Thursday, May 05, 2005

The Law/Gospel Contrast & Worship

A most basic principle of hermenuetics is the Law/Gospel contrast. The Law/Gospel contrast is primary to Reformed theology and vital to a proper interpretation and application of the Bible. In our day, there is a radical shift in thinking about the Law/Gospel contrast among supposedly "reformed" scholars and teachers. While this radical shift is largely due to a desire to combat antinomianism (lit. anti-lawism), which is rampent in modern evangelicalism, the shift itself is radically antinomian. While desiring to enforce the Law, the modern, so-called "reformed" teachers and scholars have actually lowered it and are destroying it.

By denying the Law/Gospel contrast, the new teaching equates them. Thus if the Law is going to be "good news" or Gospel, it must be do-able. Thus the high standard and terror of the Law is lowered and it is redefined to be requiring something closer to good intentions, rather than actual perfection. Not only does this new, low view of the Law ultimately destroy the Gospel, it necessarily must infect and change worship practice.

What a person believes concerning his salvation will determine how he views worship.

If salvation is by grace alone, through faith alone, in Christ alone, then worship, which is glorying in our redemption, will necessarily be confined to that which God alone has called for. In other words, those who believe that they have not contributed to their salvation, will also not seek to contribute to the worship of God. Worship parallels the Gospel in this regard.

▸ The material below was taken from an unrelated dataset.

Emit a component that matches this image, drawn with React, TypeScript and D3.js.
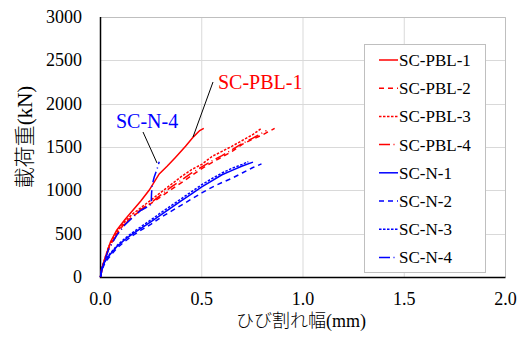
import React, { useEffect, useRef } from 'react'
import * as d3 from 'd3'

// crack width (mm) vs load (kN)
const pbl1 = [[0,0],[0.005,90],[0.02,200],[0.05,410],[0.08,540],[0.12,660],[0.16,770],[0.2,880],[0.24,1000],[0.29,1190],[0.33,1280],[0.37,1380],[0.42,1510],[0.46,1620],[0.49,1690],[0.51,1715]]
const pbl2 = [[0,0],[0.01,120],[0.04,330],[0.08,500],[0.12,620],[0.16,700],[0.2,770],[0.25,850],[0.3,930],[0.35,1010],[0.4,1090],[0.45,1170],[0.5,1250],[0.55,1320],[0.6,1385],[0.65,1450],[0.7,1530],[0.75,1590],[0.8,1640],[0.86,1715]]
const pbl3 = [[0,0],[0.01,130],[0.04,350],[0.08,520],[0.12,640],[0.16,730],[0.2,800],[0.25,890],[0.3,980],[0.35,1070],[0.4,1160],[0.45,1240],[0.5,1300],[0.55,1390],[0.6,1450],[0.65,1510],[0.7,1575],[0.75,1640],[0.795,1715]]
const pbl4 = [[0,0],[0.01,110],[0.04,320],[0.08,490],[0.12,610],[0.16,700],[0.2,780],[0.25,860],[0.3,950],[0.35,1040],[0.4,1120],[0.45,1200],[0.5,1270],[0.55,1340],[0.6,1400],[0.65,1470],[0.7,1540],[0.75,1600],[0.82,1690]]
const n1 = [[0,0],[0.005,80],[0.02,170],[0.04,240],[0.08,350],[0.12,430],[0.16,500],[0.2,560],[0.25,640],[0.3,720],[0.35,800],[0.4,880],[0.45,960],[0.5,1040],[0.55,1110],[0.6,1180],[0.65,1230],[0.7,1280],[0.753,1325]]
const n2 = [[0,0],[0.005,70],[0.02,150],[0.04,220],[0.08,330],[0.12,410],[0.16,480],[0.2,540],[0.25,610],[0.3,690],[0.35,760],[0.4,830],[0.45,900],[0.5,970],[0.55,1035],[0.6,1090],[0.65,1140],[0.7,1200],[0.75,1260],[0.795,1305]]
const n3 = [[0,0],[0.005,90],[0.02,180],[0.04,250],[0.08,360],[0.12,445],[0.16,515],[0.2,580],[0.25,660],[0.3,745],[0.35,825],[0.4,905],[0.45,985],[0.5,1065],[0.55,1135],[0.6,1200],[0.65,1255],[0.7,1300],[0.73,1330]]
const n4 = [[0,0],[0.01,120],[0.04,320],[0.08,480],[0.12,600],[0.16,690],[0.2,770],[0.24,820],[0.25,840],[0.252,960],[0.255,1060],[0.265,1150],[0.28,1250],[0.29,1330]]

const names = ['SC-PBL-1','SC-PBL-2','SC-PBL-3','SC-PBL-4','SC-N-1','SC-N-2','SC-N-3','SC-N-4']
const seriesData = [pbl1, pbl2, pbl3, pbl4, n1, n2, n3, n4]
const colors = ['#ff0000','#ff0000','#ff0000','#ff0000','#0000ff','#0000ff','#0000ff','#0000ff']
const dashes = ['none','5,4','2.5,1.5','11,3.5,1,3.5','none','5,4','2.5,1.5','11,3.5,1,3.5']

const xTicks = [0, 0.5, 1.0, 1.5, 2.0]
const yTicks = [0, 500, 1000, 1500, 2000, 2500, 3000]

const serif = "'Liberation Serif', 'Times New Roman', Tinos, 'DejaVu Serif', 'Noto Serif', serif"
const cjk = "'Liberation Serif', 'Times New Roman', Tinos, 'Noto Sans CJK JP', serif"

export default function App() {
  const ref = useRef(null)

  useEffect(() => {
    var svg = d3.select(ref.current)
    svg.selectAll('*').remove()

    var left = 100.5, right = 505.5, top = 17, bottom = 277
    var x = d3.scaleLinear().domain([0, 2]).range([left, right])
    var y = d3.scaleLinear().domain([0, 3000]).range([bottom, top])

    svg.append('rect').attr('width', 520).attr('height', 338).attr('fill', '#fff')

    // grid
    svg.append('g').selectAll('line').data(xTicks.slice(1)).enter().append('line')
      .attr('x1', d => x(d)).attr('x2', d => x(d))
      .attr('y1', top).attr('y2', bottom)
      .attr('stroke', '#d9d9d9').attr('stroke-width', 1)
    svg.append('g').selectAll('line').data(yTicks.slice(1)).enter().append('line')
      .attr('x1', left).attr('x2', right)
      .attr('y1', d => Math.round(y(d)) + 0.5).attr('y2', d => Math.round(y(d)) + 0.5)
      .attr('stroke', '#d9d9d9').attr('stroke-width', 1)

    // frame
    svg.append('path')
      .attr('d', `M${left},${top + 0.5}H${right}V${bottom}`)
      .attr('fill', 'none').attr('stroke', '#bfbfbf').attr('stroke-width', 1)
    svg.append('path')
      .attr('d', `M${left},${top}V${bottom + 0.5}H${right}`)
      .attr('fill', 'none').attr('stroke', '#000').attr('stroke-width', 1.5)

    // tick labels
    svg.append('g').selectAll('text').data(yTicks).enter().append('text')
      .attr('x', 82).attr('y', d => y(d) + 6)
      .attr('text-anchor', 'end')
      .style('font-family', serif).style('font-size', '18px')
      .text(d => d)
    svg.append('g').selectAll('text').data(xTicks).enter().append('text')
      .attr('x', d => x(d)).attr('y', 305)
      .attr('text-anchor', 'middle')
      .style('font-family', serif).style('font-size', '18px')
      .text(d => d.toFixed(1))

    // axis titles
    svg.append('text')
      .attr('x', 301).attr('y', 327).attr('text-anchor', 'middle')
      .style('font-family', cjk).style('font-size', '18px').style('font-weight', 300)
      .text('ひび割れ幅(mm)')
    svg.append('text')
      .attr('transform', 'translate(32,137) rotate(-90)').attr('text-anchor', 'middle')
      .style('font-family', cjk).style('font-size', '21px').style('font-weight', 300)
      .text('載荷重(kN)')

    // curves
    var line = d3.line().x(d => x(d[0])).y(d => y(d[1]))
    svg.append('g').selectAll('path').data(seriesData).enter().append('path')
      .attr('d', d => line(d))
      .attr('fill', 'none')
      .attr('stroke', (d, i) => colors[i])
      .attr('stroke-dasharray', (d, i) => dashes[i])
      .attr('stroke-width', 1.5)

    // annotations
    svg.append('line').attr('x1', 213).attr('y1', 82).attr('x2', 193).attr('y2', 137)
      .attr('stroke', '#000').attr('stroke-width', 1)
    svg.append('text').attr('x', 218).attr('y', 89)
      .attr('fill', '#ff0000')
      .style('font-family', serif).style('font-size', '20px')
      .text('SC-PBL-1')
    svg.append('line').attr('x1', 143).attr('y1', 132).attr('x2', 157).attr('y2', 163)
      .attr('stroke', '#000').attr('stroke-width', 1)
    svg.append('text').attr('x', 116).attr('y', 128)
      .attr('fill', '#0000ff')
      .style('font-family', serif).style('font-size', '20px')
      .text('SC-N-4')

    // legend
    var lg = svg.append('g')
    lg.append('rect')
      .attr('x', 364.5).attr('y', 44.5).attr('width', 121).attr('height', 228)
      .attr('fill', '#fff').attr('stroke', '#bfbfbf').attr('stroke-width', 1)
    var items = lg.selectAll('g').data(names).enter().append('g')
      .attr('transform', (d, i) => `translate(0,${60 + i * 28.2})`)
    items.append('line')
      .attr('x1', 379).attr('x2', 398).attr('y1', 0).attr('y2', 0)
      .attr('stroke', (d, i) => colors[i])
      .attr('stroke-dasharray', (d, i) => dashes[i])
      .attr('stroke-width', 1.5)
    items.append('text')
      .attr('x', 399).attr('y', 6)
      .style('font-family', serif).style('font-size', '17px')
      .text(d => d)
  }, [])

  return (
    <svg ref={ref} width={520} height={338}
      style={{ position: 'absolute', left: 0, top: 0 }}></svg>
  )
}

With this introduction, notice how Calvin draws these two issues together as well and shows how the logical outworking of a faulty understanding of the Law necessarily results in a faulty understanding of worship:

"Since men have turned aside from pure and holy obedience to God, they have discovered that good intention was sufficient to approve everything. This was to open the door to all superstitions. It has been the origin of the worship of images, the purchase of masses, the filling of churches with pomp and parade, the running about on pilgrimages, the making of vows by each at his own hand. But the abyss here is so profound that it is enough for us to have touched on some examples. So far is it from being permitted to honour God by human inventions, that there would be no firmness nor certainty, neither bottom nor shore in religion: everything would go to wreck, and Christianity differ in nothing from the idolatries of the heathen."